Por que tanta sanha? As causas podem
ser muitas e de ordem diversa. A mais
evidente é que a complexidade de uma
obra artística, aquilo que a distingue do
habitual, não apenas desconcerta, mas
às vezes, quando não se está preparado
para recebê-la, chega a decepcionar e a
ofender. A recepção tumultuada das novidades, não raro radicais, que é uma
constante na história das vanguardas,
costuma ser composta de racionalizações arbitrárias, mas também de indignação e de despeito. No caso do "nouveau roman", esse pertinaz repúdio é
muito intrigante, se levarmos em conta
que seu advento já deixou de constituir
uma novidade e hoje faz parte da história da literatura francesa.

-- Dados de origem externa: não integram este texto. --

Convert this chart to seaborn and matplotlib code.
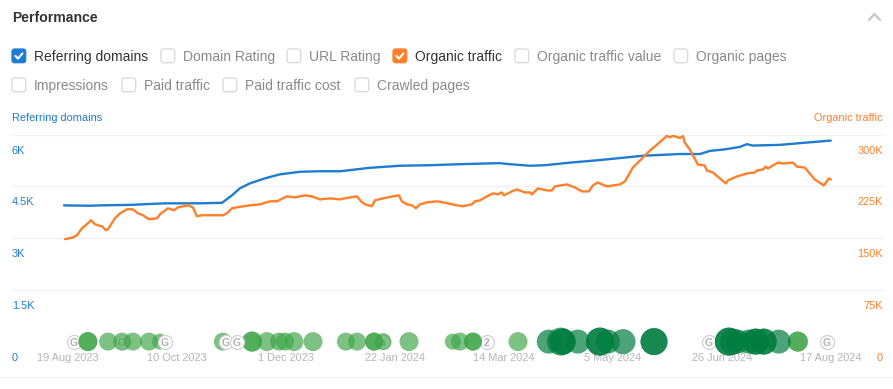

Uma rejeição tão obstinada, porém,
pode ter outras causas que caberia indagar, talvez, não no caráter próprio do
"nouveau roman", mas na função que a
sociedade atribui ao gênero narrativo. É
evidente que a poesia lírica sempre desfrutou de um estatuto mais livre que o da
poesia épica, porque a poesia lírica, apta
para expressar a intimidade pessoal do
poeta, podia se permitir (na visão de
seus receptores, nunca na dos poetas
mesmos) uma maior irresponsabilidade
que a épica, frequentemente requisitada
para encarnar o ponto de vista da sociedade inteira.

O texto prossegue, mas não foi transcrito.